The Ben Affleck–directed Argo, a top-shelf Hollywood historical fiction about a Hollywood solution to a historical crisis, doesn't shy away from the fact that the FUBAR situation at its center—the Iran hostage crisis of 1979–81—was one that U.S. policy helped to create. But in this fantasized version of true events, America is determined to fix what it broke, via an exfiltration scheme produced by a fading mogul (Alan Arkin) and an Oscar-winning makeup artist (John Goodman).

Within the context of Toronto, which has earned a reputation in recent years as the opening event of awards season, catapulting a handful of titles directly into Best Picture contention, Argo is almost certainly The Artist of this year: It embodies the pleasures of Hollywood cinema in order to evangelize them, also re-creating a moment when the industry emerged from flux to thrive. It's enormously entertaining—Goodman and Arkin, in particular, are acidly funny as cynical survivors of the dead old-studio system bridging into the just-dawning era of the blockbuster—but it has no rough edges, and it never feels remotely unsafe.
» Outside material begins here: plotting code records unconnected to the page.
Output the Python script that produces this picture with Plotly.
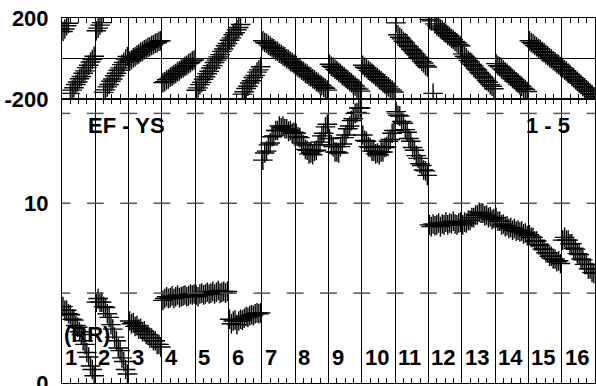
import plotly.graph_objects as go
from plotly.subplots import make_subplots

segments = list(range(1, 17))
offsets = [0.03, 0.085, 0.14, 0.195, 0.25, 0.305, 0.36, 0.415, 0.47,
           0.525, 0.58, 0.635, 0.69, 0.745, 0.8, 0.855, 0.91, 0.965]

# phase (deg) read per segment
phase = [
    [133, 146, 162, 174, -172, -156, -144, -128, -116, -100, -89, -73, -61, -45, -33, -17, -5, 11],
    [137, 150, 165, 177, -167, -155, -140, -128, -112, -101, -85, -73, -58, -46, -30, -19, -3, 10],
    [-13, -6, 3, 9, 17, 22, 31, 35, 43, 47, 55, 58, 65, 68, 75, 78, 85, 88],
    [-119, -114, -105, -101, -92, -87, -79, -74, -65, -61, -52, -47, -39, -34, -25, -21, -12, -7],
    [-157, -145, -129, -118, -102, -90, -75, -63, -47, -35, -20, -8, 8, 19, 35, 47, 63, 74],
    [90, 102, 117, 127, 142, 153, 168, -176, -164, -148, -137, -121, -110, -94, -83, -67, -56, -41],
    [88, 79, 75, 66, 61, 53, 48, 39, 35, 26, 21, 13, 8, -1, -5, -14, -19, -27],
    [-35, -44, -49, -58, -63, -72, -77, -86, -91, -100, -105, -114, -119, -128, -133, -142, -147, -156],
    [-28, -38, -43, -53, -59, -69, -74, -84, -90, -99, -105, -115, -120, -130, -136, -146, -151, -161],
    [-33, -43, -48, -58, -64, -73, -79, -89, -94, -104, -110, -119, -125, -135, -140, -150, -156, -165],
    [176, 117, 105, 97, 85, 77, 65, 58, 46, 38, 26, 18, 6, -2, -14, -22, -34, -42],
    [193, 186, -172, 171, 161, 155, 146, 140, 130, 125, 115, 109, 99, 94, 84, 78, 69, 62],
    [23, 11, 3, -9, -17, -29, -37, -49, -57, -69, -77, -89, -97, -109, -117, -129, -137, -149],
    [-25, -35, -41, -51, -57, -67, -73, -83, -89, -99, -105, -115, -121, -131, -137, -147, -153, -163],
    [88, 79, 73, 64, 58, 49, 44, 34, 29, 19, 14, 5, -1, -10, -16, -25, -30, -40],
    [-45, -56, -62, -72, -78, -89, -95, -105, -112, -122, -128, -139, -145, -155, -162, -172, -178, -189],
]

# amplitude read per segment
amp = [
    [4.25, 4.05, 4.05, 3.85, 3.8, 3.55, 3.5, 3.2, 3.1, 2.85, 2.7, 2.35, 2.15, 1.7, 1.45, 0.95, 0.75, 0.4],
    [4.5, 4.7, 4.5, 4.5, 4.25, 4.2, 3.85, 3.65, 3.25, 3.0, 2.55, 2.35, 1.95, 1.8, 1.4, 1.2, 0.75, 0.5],
    [3.45, 3.3, 3.35, 3.15, 3.2, 3.0, 3.05, 2.85, 2.9, 2.7, 2.7, 2.5, 2.5, 2.35, 2.35, 2.15, 2.15, 2.0],
    [4.6, 4.7, 4.8, 4.7, 4.75, 4.85, 4.7, 4.8, 4.9, 4.75, 4.8, 4.85, 4.9, 4.8, 4.85, 4.95, 4.9, 4.95],
    [4.9, 4.8, 4.95, 5.0, 4.9, 4.95, 5.05, 4.95, 5.0, 5.1, 4.95, 5.05, 5.15, 5.0, 5.05, 5.1, 5.0, 5.1],
    [3.55, 3.3, 3.45, 3.5, 3.25, 3.45, 3.55, 3.5, 3.6, 3.7, 3.65, 3.75, 3.8, 3.75, 3.85, 3.9, 3.85, 3.9],
    [12.4, 12.8, 12.9, 13.25, 13.35, 13.7, 13.75, 14.05, 14.05, 14.3, 14.2, 14.3, 14.15, 14.15, 14.0, 14.05, 13.9, 13.95],
    [13.9, 13.7, 13.65, 13.35, 13.25, 13.0, 12.95, 12.75, 12.8, 12.7, 12.9, 12.95, 13.25, 13.4, 13.75, 13.9, 14.25, 14.4],
    [13.6, 13.25, 13.15, 12.85, 12.85, 12.8, 13.15, 13.3, 13.65, 13.8, 14.15, 14.3, 14.6, 14.7, 15.0, 15.05, 15.3, 15.3],
    [13.8, 13.5, 13.45, 13.15, 13.1, 12.9, 12.9, 12.75, 12.8, 12.7, 12.85, 12.85, 13.1, 13.15, 13.45, 13.55, 13.9, 14.05],
    [15.1, 14.9, 14.85, 14.55, 14.45, 14.1, 13.95, 13.6, 13.45, 13.1, 12.95, 12.65, 12.5, 12.2, 12.1, 11.85, 11.8, 11.55],
    [8.8, 8.7, 8.85, 8.75, 8.8, 8.9, 8.7, 8.85, 8.8, 8.95, 8.8, 8.9, 8.85, 9.0, 8.85, 8.8, 8.9, 8.95],
    [8.8, 8.95, 8.9, 9.05, 9.05, 9.2, 9.2, 9.35, 9.35, 9.5, 9.45, 9.45, 9.3, 9.35, 9.2, 9.25, 9.1, 9.15],
    [9.2, 9.0, 9.0, 8.8, 8.85, 8.7, 8.75, 8.6, 8.65, 8.5, 8.6, 8.45, 8.5, 8.4, 8.45, 8.3, 8.35, 8.2],
    [8.25, 8.1, 8.1, 7.9, 7.9, 7.7, 7.65, 7.45, 7.45, 7.25, 7.25, 7.05, 7.05, 6.9, 6.9, 6.75, 6.8, 6.65],
    [7.95, 8.1, 7.95, 7.95, 7.75, 7.75, 7.5, 7.45, 7.2, 7.15, 6.9, 6.85, 6.6, 6.6, 6.35, 6.35, 6.15, 6.1],
]

amp_ticks = [0, 5, 10, 15]
amp_ticktext = ["0", "", "10", ""]
phase_ticks = [-200, 0, 200]
phase_ticktext = ["-200", "", "200"]

FONT = "Liberation Sans, Arial, sans-serif"

xs, ph, am = [], [], []
for i, seg in enumerate(segments):
    for j, off in enumerate(offsets):
        xs.append(seg - 1 + off)
        ph.append(phase[i][j])
        am.append(amp[i][j])

fig = make_subplots(rows=2, cols=1, shared_xaxes=True, vertical_spacing=0,
                    row_heights=[0.222, 0.778])

mk = dict(symbol="cross-thin", size=14, line=dict(width=1.4, color="black"), color="black")
fig.add_trace(go.Scatter(x=xs, y=ph, mode="markers", marker=mk, showlegend=False), row=1, col=1)
fig.add_trace(go.Scatter(x=xs, y=am, mode="markers", marker=mk, showlegend=False), row=2, col=1)

# short dashes across the segment lines at the amplitude ticks
dx, dy = [], []
for k in range(0, len(segments) + 1):
    for t in amp_ticks[1:]:
        dx.append(k)
        dy.append(t)
fig.add_trace(go.Scatter(x=dx, y=dy, mode="markers", showlegend=False,
                         marker=dict(symbol="line-ew", size=12,
                                     line=dict(width=1.5, color="#555"))), row=2, col=1)

xcommon = dict(range=[0, 16], dtick=1, tick0=0, showgrid=True, gridcolor="black", gridwidth=1,
               showticklabels=False, ticks="", showline=True, linecolor="black", linewidth=1,
               mirror="ticks", zeroline=False, automargin=False,
               minor=dict(dtick=0.25, ticks="inside", ticklen=5, tickcolor="black", showgrid=False))
fig.update_xaxes(**xcommon)

fig.update_yaxes(range=[-200, 200], tickvals=phase_ticks, ticktext=phase_ticktext,
                 showgrid=True, gridcolor="black", gridwidth=1, zeroline=False,
                 showline=True, linecolor="black", mirror=True, ticks="",
                 ticklabelstandoff=8, automargin=False, ticklabeloverflow="allow",
                 tickfont=dict(family=FONT, size=22, color="black", weight="bold"),
                 row=1, col=1)
fig.update_yaxes(range=[0, 15.8], tickvals=amp_ticks, ticktext=amp_ticktext,
                 showgrid=False, zeroline=False, showline=True, linecolor="black",
                 mirror=True, ticks="", ticklabelstandoff=8, automargin=False,
                 ticklabeloverflow="allow",
                 tickfont=dict(family=FONT, size=22, color="black", weight="bold"),
                 row=2, col=1)

afont = dict(family=FONT, size=22, color="black", weight="bold")
notes = [
    dict(x=1.95, y=14.3, text="EF - YS", xanchor="center"),
    dict(x=14.6, y=14.3, text="1 - 5", xanchor="center"),
    dict(x=0.03, y=2.7, text="(RR)", xanchor="left"),
]
for s in segments:
    notes.append(dict(x=s - 1 + 0.06, y=1.42, text=str(s), xanchor="left"))
for n in notes:
    fig.add_annotation(xref="x2", yref="y2", showarrow=False, font=afont,
                       yanchor="middle", borderpad=0, **n)

fig.update_layout(width=596, height=386, margin=dict(l=62, r=1, t=18, b=3),
                  plot_bgcolor="white", paper_bgcolor="white")

fig.write_html("out.html", config={"displayModeBar": False},
               post_script="document.body.style.margin='0';")
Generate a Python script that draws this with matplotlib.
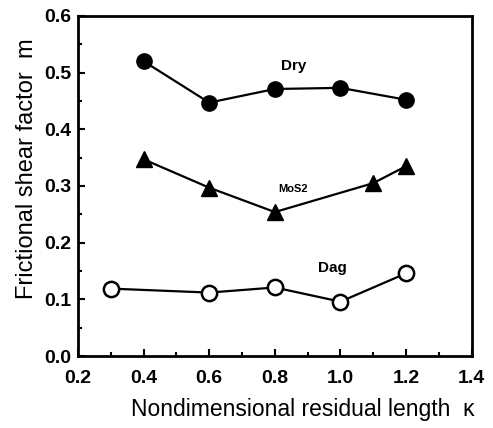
import matplotlib
matplotlib.use("Agg")
import matplotlib.pyplot as plt
from matplotlib.ticker import MultipleLocator

plt.rcParams['font.family'] = ['Liberation Sans', 'DejaVu Sans']

# data
x_dry = [0.4, 0.6, 0.8, 1.0, 1.2]
m_dry = [0.52, 0.447, 0.471, 0.473, 0.452]
x_mos2 = [0.4, 0.6, 0.8, 1.1, 1.2]
m_mos2 = [0.347, 0.297, 0.254, 0.305, 0.335]
x_dag = [0.3, 0.6, 0.8, 1.0, 1.2]
m_dag = [0.119, 0.112, 0.121, 0.096, 0.146]

fig = plt.figure(figsize=(4.93, 4.28), dpi=100)
ax = fig.add_axes([0.158, 0.168, 0.799, 0.795])

ax.plot(x_dry, m_dry, '-o', color='black', lw=1.6, ms=11)
ax.plot(x_mos2, m_mos2, '-^', color='black', lw=1.6, ms=11)
ax.plot(x_dag, m_dag, '-o', color='black', mfc='white', mew=1.8, lw=1.6, ms=11)

ax.text(0.82, 0.505, 'Dry', fontsize=11, fontweight='bold')
ax.text(0.81, 0.29, 'MoS2', fontsize=8, fontweight='bold')
ax.text(0.93, 0.148, 'Dag', fontsize=11, fontweight='bold')

ax.set_xlim(0.2, 1.4)
ax.set_ylim(0.0, 0.6)
ax.xaxis.set_major_locator(MultipleLocator(0.2))
ax.xaxis.set_minor_locator(MultipleLocator(0.1))
ax.yaxis.set_major_locator(MultipleLocator(0.1))
ax.yaxis.set_minor_locator(MultipleLocator(0.05))
ax.tick_params(which='both', direction='in', width=1.5)
ax.tick_params(which='major', length=5, labelsize=14)
ax.tick_params(which='minor', length=3)
ax.tick_params(axis='x', pad=10)
ax.tick_params(axis='y', pad=5)
ax.set_xticks(ax.get_xticks())
ax.set_xticklabels(['%.1f' % v for v in ax.get_xticks()], fontweight='bold')
ax.set_yticks(ax.get_yticks())
ax.set_yticklabels(['%.1f' % v for v in ax.get_yticks()], fontweight='bold')
ax.set_xlim(0.2, 1.4)
ax.set_ylim(0.0, 0.6)
for s in ax.spines.values():
    s.set_linewidth(2)

ax.set_xlabel('Nondimensional residual length  \u03ba', fontsize=16.5, labelpad=8)
ax.xaxis.label.set_x(0.57)
ax.set_ylabel('Frictional shear factor  m', fontsize=17, labelpad=4)
ax.yaxis.label.set_y(0.55)

fig.savefig('out.png', dpi=100)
It's such a beautifully mounted Hollywood production that even as it's depicting a historical event in which the players were in real mortal danger, it never does anything to risk losing the viewer's comprehension or sympathy.

The thing Argo doesn't deliver—as these others did—is the sense that the filmmaker wanted to create a monster, a mysterious, unwieldy object that exists to be pulled apart rather than passively watched, that is completed by us, by our reactions to the inkblot. Or, to quote Jem Cohen's introduction to a TIFF screening of Museum Hours, his engaging, melan-comic fiction-doc hybrid set in Vienna's Kunsthistorisches Museum, “If I knew exactly what it was, then it wouldn't be the movie I wanted to make.”